Q: Does filing for pre-assessment review automatically reduce additional taxes?

A: Tax amounts don't automatically decrease just by filing for review - you need persuasive logic and evidence.

  • Pre-assessment review is an important system to dispute taxation appropriateness before tax finalization. However, taxes don't automatically decrease just by filing for review. The National Tax Service Investigation Review Committee examines taxpayer claims and evidence to make judgments, so you must present persuasive logic and sufficient evidence.
  • In Yoo Yeon-seok's case, he argued that already-paid corporate taxes should be deducted based on the double taxation prohibition principle, which was accepted, reducing additional taxes from 7 billion to about 3 billion won. Efforts are needed such as submitting documents proving actual corporate operations (contracts, personnel lists, office lease agreements, etc.), pointing out tax calculation errors, or presenting precedents from similar cases. Consulting with tax accountants or lawyers is common, and quick response is important as filing must occur within 30 days.

Q: What happens if you don't pay additional taxes?

A: Once taxes are finalized, property gets seized through forced collection and additional penalties are imposed.

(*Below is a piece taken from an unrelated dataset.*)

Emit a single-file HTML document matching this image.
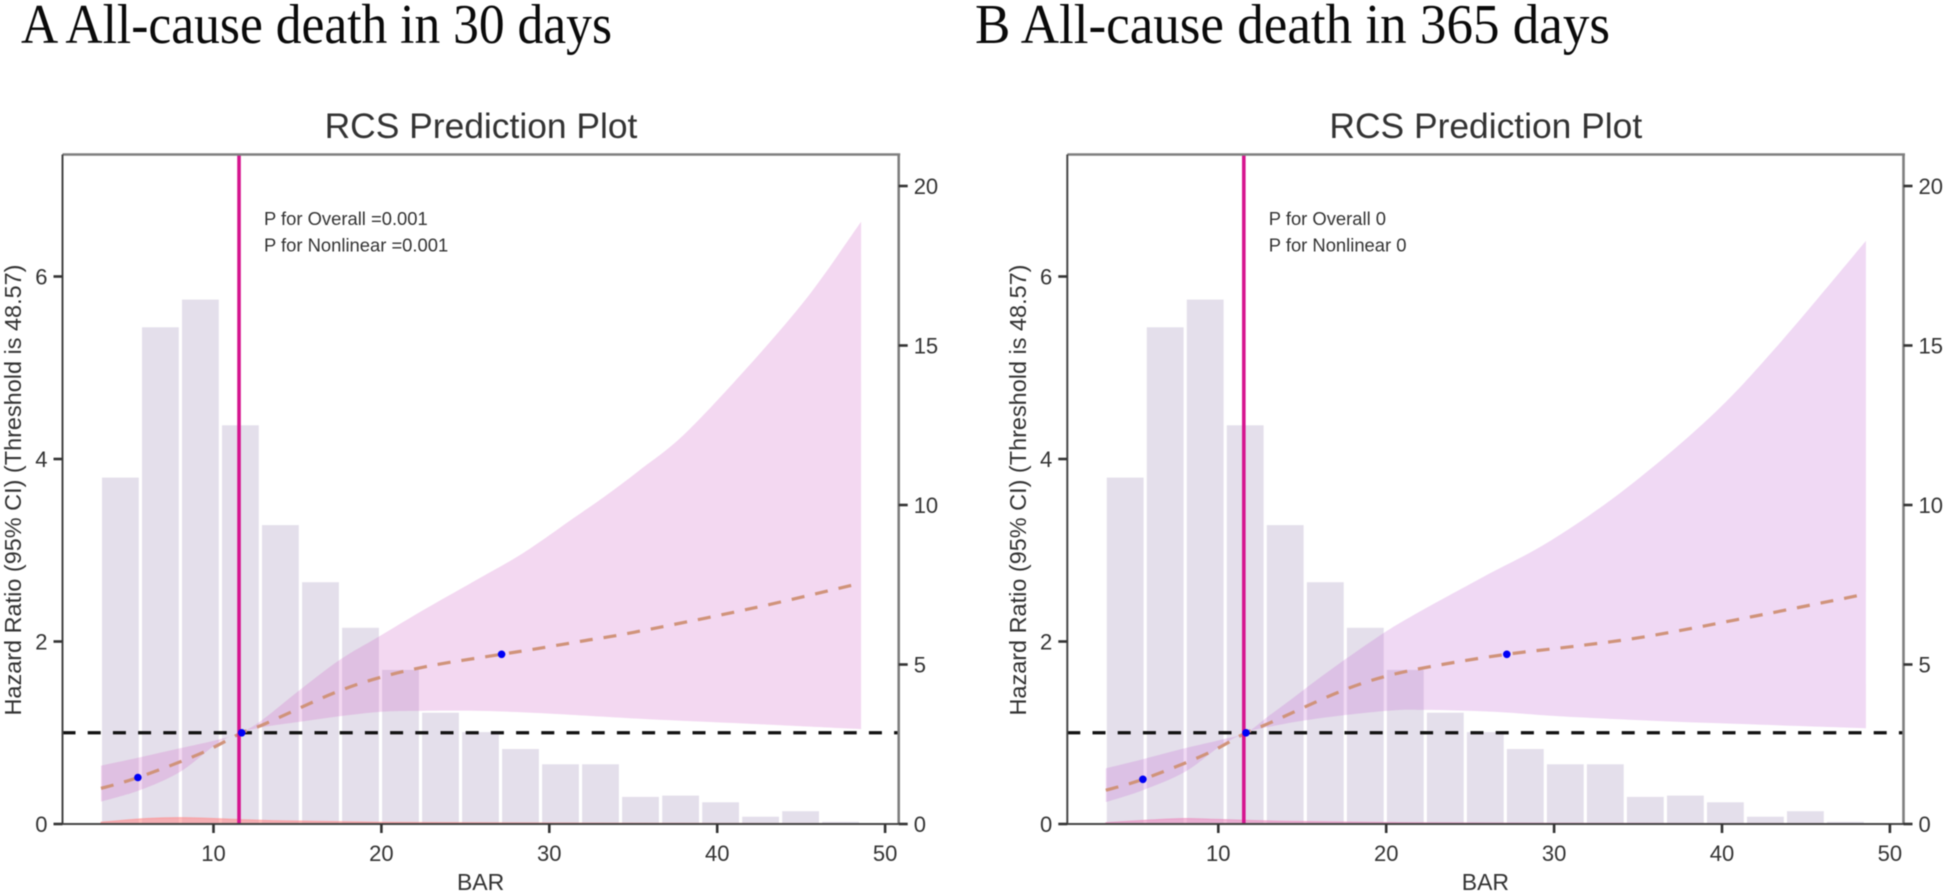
<!DOCTYPE html>
<html lang="en">
<head>
<meta charset="utf-8">
<title>RCS Prediction Plots</title>
<style>
html,body{margin:0;padding:0;background:#fff;width:1948px;height:895px;overflow:hidden}
svg{display:block;filter:blur(0.45px)}
text{font-family:"Liberation Sans",sans-serif;fill:#333}
.head{font-family:"Liberation Serif",serif;fill:#0a0a0a;font-size:56px}
</style>
</head>
<body>
<svg id="chart" xmlns="http://www.w3.org/2000/svg" width="1948" height="895" viewBox="0 0 1948 895">
<rect width="1948" height="895" fill="#fff"/>
<text class="head" x="21" y="43" textLength="591" lengthAdjust="spacingAndGlyphs">A All-cause death in 30 days</text>
<text class="head" x="975" y="43" textLength="635" lengthAdjust="spacingAndGlyphs">B All-cause death in 365 days</text>
</svg>
<script>
// Shared data
const histogramCounts = [10.86,15.57,16.44,12.5,9.37,7.58,6.15,4.83,3.49,2.88,2.35,1.87,1.87,0.85,0.89,0.68,0.23,0.40,0.07];
const histogramStart = 3.3;
const histogramBinWidth = 2.383;
const xTickLabels = [10,20,30,40,50];
const leftTickLabels = [0,2,4,6];
const rightTickLabels = [0,5,10,15,20];
const referenceHR = 1;
const thresholdBAR = 11.52;

// Panel A series
const aLineX = [3.3,5.5,9.2,11.68,13.1,17.1,20,23.1,27.16,28.9,31.8,35,42,48.57];
const aLineHR = [0.39,0.51,0.77,1.0,1.1,1.43,1.61,1.74,1.86,1.91,2.0,2.1,2.36,2.64];
const aUpperX = [3.3,5.6,8,10.2,11.6,12.9,15.15,17.53,19.82,22.5,25.47,28.45,31.43,33.42,35.4,37.98,41.68,45.4,48.57];
const aUpperHR = [0.64,0.73,0.83,0.92,1.0,1.14,1.47,1.80,2.05,2.345,2.655,2.97,3.35,3.605,3.88,4.26,4.98,5.78,6.6];
const aLowerX = [3.3,5.6,8,10.2,11.6,12.9,15.15,17.5,20,22.3,25.9,30,35.8,41.76,48.57];
const aLowerHR = [0.244,0.37,0.57,0.88,1.0,1.06,1.12,1.18,1.23,1.24,1.24,1.21,1.15,1.10,1.04];
const aPointX = [5.5,11.68,27.16];
const aPointHR = [0.51,1.0,1.86];
const aBandX = [3.3,6,8,10,14,20,30,48.57];
const aBandHR = [0.02,0.06,0.07,0.06,0.035,0.02,0.012,0.006];

// Panel B series
const bLineX = [3.3,5.51,9.2,11.65,13.1,17.1,20,23.1,27.18,31.8,36,42,48.57];
const bLineHR = [0.37,0.49,0.76,1.0,1.11,1.44,1.62,1.74,1.86,1.96,2.07,2.28,2.52];
const bUpperX = [3.3,5.5,8,10.1,11.65,12.9,14.3,15.86,17.65,19.83,21.82,25.8,29.75,34.3,39.3,43.25,48.57];
const bUpperHR = [0.61,0.71,0.83,0.92,1.0,1.17,1.36,1.578,1.816,2.09,2.31,2.71,3.10,3.68,4.46,5.23,6.39];
const bLowerX = [3.3,5.5,8,10.1,11.65,12.9,15.67,20,22.3,26.4,30.3,36,42,48.57];
const bLowerHR = [0.24,0.37,0.57,0.85,1.0,1.06,1.15,1.24,1.25,1.23,1.18,1.13,1.09,1.05];
const bPointX = [5.51,11.65,27.18];
const bPointHR = [0.49,1.0,1.86];
const bBandX = [3.3,6,8,10,14,20,30,48.57];
const bBandHR = [0.015,0.045,0.06,0.05,0.03,0.018,0.01,0.005];

const SVGNS = 'http://www.w3.org/2000/svg';
const root = document.getElementById('chart');

function make(parent, tag, attrs, txt) {
  const n = document.createElementNS(SVGNS, tag);
  for (const k in attrs) n.setAttribute(k, attrs[k]);
  if (txt !== undefined) n.textContent = txt;
  parent.appendChild(n);
  return n;
}

function smooth(pts) {
  let d = '';
  for (let i = 0; i < pts.length - 1; i++) {
    const p0 = pts[Math.max(i - 1, 0)], p1 = pts[i], p2 = pts[i + 1], p3 = pts[Math.min(i + 2, pts.length - 1)];
    const c1x = p1[0] + (p2[0] - p0[0]) / 6, c1y = p1[1] + (p2[1] - p0[1]) / 6;
    const c2x = p2[0] - (p3[0] - p1[0]) / 6, c2y = p2[1] - (p3[1] - p1[1]) / 6;
    d += ' C' + c1x.toFixed(1) + ' ' + c1y.toFixed(1) + ' ' + c2x.toFixed(1) + ' ' + c2y.toFixed(1) + ' ' + p2[0].toFixed(1) + ' ' + p2[1].toFixed(1);
  }
  return d;
}

function drawPanel(prefix, dx, s) {
  const xScale = v => dx + 213.5 + (v - 10) * 16.79;
  const yScale = v => 824 - v * 91.25;
  const countScale = v => 824 - v * 31.9;
  const L = dx + 62.5, R = dx + 898.7, T = 154.5, B = 824;
  const zip = (xs, ys) => xs.map((x, i) => [xScale(x), yScale(ys[i])]);

  const g = make(root, 'g', {});
  
  

  histogramCounts.forEach((c, i) => {
    const x0 = xScale(histogramStart + i * histogramBinWidth);
    const bar = make(g, 'rect', {x: (x0 + 1).toFixed(1), y: countScale(c).toFixed(1), width: 36.8, height: (B - countScale(c)).toFixed(1), fill: '#e4dfeb'});
    
    
  });

  const up = zip(s.upperX, s.upperHR);
  const lo = zip(s.lowerX, s.lowerHR).reverse();
  const ribbon = make(g, 'path', {d: 'M' + up[0][0] + ' ' + up[0][1] + smooth(up) + ' L' + lo[0][0] + ' ' + lo[0][1] + smooth(lo) + ' Z', fill: s.ribbonFill});
  
  

  const bandPts = zip(s.bandX, s.bandHR);
  const band = make(g, 'path', {d: 'M' + bandPts[0][0] + ' ' + B + ' L' + bandPts[0][0] + ' ' + bandPts[0][1] + smooth(bandPts) + ' L' + bandPts[bandPts.length - 1][0] + ' ' + B + ' Z', fill: s.bandFill, stroke: s.bandFill, 'stroke-width': 1});
  
  

  const hline = make(g, 'line', {x1: L, x2: R, y1: yScale(referenceHR), y2: yScale(referenceHR), stroke: '#111', 'stroke-width': 3.2, 'stroke-dasharray': '13 12.2'});
  
  

  const linePts = zip(s.lineX, s.lineHR);
  const curve = make(g, 'path', {d: 'M' + linePts[0][0] + ' ' + linePts[0][1] + smooth(linePts), fill: 'none', stroke: '#d0937a', 'stroke-width': 3.2, 'stroke-dasharray': '13 11'});
  
  

  const vline = make(g, 'line', {x1: xScale(thresholdBAR), x2: xScale(thresholdBAR), y1: T, y2: B, stroke: '#d6158f', 'stroke-width': 3.6});
  
  

  s.pointX.forEach((x, i) => {
    const pt = make(g, 'circle', {cx: xScale(x).toFixed(1), cy: yScale(s.pointHR[i]).toFixed(1), r: 3.8, fill: '#0000f5'});
    
    
  });

  const topAxis = make(g, 'line', {x1: L, x2: R + 1.5, y1: T, y2: T, stroke: '#7f7f7f', 'stroke-width': 2.6});
  
  
  const rightAxis = make(g, 'line', {x1: R, x2: R, y1: T, y2: B, stroke: '#7f7f7f', 'stroke-width': 2.6});
  
  
  const leftAxis = make(g, 'line', {x1: L, x2: L, y1: T, y2: B + 1, stroke: '#454545', 'stroke-width': 2});
  
  
  const bottomAxis = make(g, 'line', {x1: L, x2: R, y1: B, y2: B, stroke: '#454545', 'stroke-width': 2});
  
  

  xTickLabels.forEach(v => {
    const t = make(g, 'line', {x1: xScale(v), x2: xScale(v), y1: B, y2: B + 9, stroke: '#333', 'stroke-width': 2.6});
    
    
    const l = make(g, 'text', {x: xScale(v), y: 861, 'text-anchor': 'middle', 'font-size': 22}, String(v));
    
    
  });
  leftTickLabels.forEach(v => {
    const t = make(g, 'line', {x1: L - 9, x2: L, y1: yScale(v), y2: yScale(v), stroke: '#333', 'stroke-width': 2.6});
    
    
    const l = make(g, 'text', {x: L - 15, y: yScale(v) + 8, 'text-anchor': 'end', 'font-size': 22}, String(v));
    
    
  });
  rightTickLabels.forEach(v => {
    const t = make(g, 'line', {x1: R, x2: R + 9, y1: countScale(v), y2: countScale(v), stroke: '#333', 'stroke-width': 2.6});
    
    
    const l = make(g, 'text', {x: R + 15, y: countScale(v) + 8, 'font-size': 22}, String(v));
    
    
  });

  const title = make(g, 'text', {x: dx + 481, y: 138, 'text-anchor': 'middle', 'font-size': 35.4}, 'RCS Prediction Plot');
  
  
  const xTitle = make(g, 'text', {x: dx + 480.6, y: 890, 'text-anchor': 'middle', 'font-size': 23}, 'BAR');
  
  
  const yTitle = make(g, 'text', {transform: 'translate(' + (dx + 21) + ' 490) rotate(-90)', 'text-anchor': 'middle', 'font-size': 23, textLength: 451, lengthAdjust: 'spacingAndGlyphs'}, 'Hazard Ratio (95% CI) (Threshold is 48.57)');
  
  
  const p1 = make(g, 'text', {x: dx + 264, y: 225, 'font-size': 18.4}, s.pOverall);
  
  
  const p2 = make(g, 'text', {x: dx + 264, y: 251.5, 'font-size': 18.4}, s.pNonlinear);
  
  
}

drawPanel('panel-a', 0, {
  lineX: aLineX, lineHR: aLineHR, upperX: aUpperX, upperHR: aUpperHR, lowerX: aLowerX, lowerHR: aLowerHR,
  pointX: aPointX, pointHR: aPointHR, bandX: aBandX, bandHR: aBandHR,
  ribbonFill: 'rgba(210,110,205,0.27)', bandFill: 'rgba(255,140,140,0.6)',
  pOverall: 'P for Overall =0.001', pNonlinear: 'P for Nonlinear =0.001'
});
drawPanel('panel-b', 1004.8, {
  lineX: bLineX, lineHR: bLineHR, upperX: bUpperX, upperHR: bUpperHR, lowerX: bLowerX, lowerHR: bLowerHR,
  pointX: bPointX, pointHR: bPointHR, bandX: bBandX, bandHR: bBandHR,
  ribbonFill: 'rgba(200,115,215,0.27)', bandFill: 'rgba(235,140,190,0.6)',
  pOverall: 'P for Overall 0', pNonlinear: 'P for Nonlinear 0'
});
</script>
</body>
</html>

  • After taxes are finalized through pre-assessment review, taxpayers must pay taxes within the specified period. If not paid, the tax office begins forced collection procedures. First, properties like deposits, salaries, and real estate get seized. Second, seized properties are disposed of through public auctions and applied to taxes. Third, late payment penalties are additionally imposed, increasing the burden.
  • If additional taxes are too large for immediate payment, you can apply for payment deferral or installment payment. The tax office can delay payment for a certain period or allow installment payment considering taxpayer property status and payment capacity. However, this is a benefit not a right, so the tax office doesn't necessarily approve it. Most importantly, preventing additional taxes through transparent and legal tax management is crucial. From corporation establishment, build actual operational systems, and through regular tax reviews, discover and resolve problems early.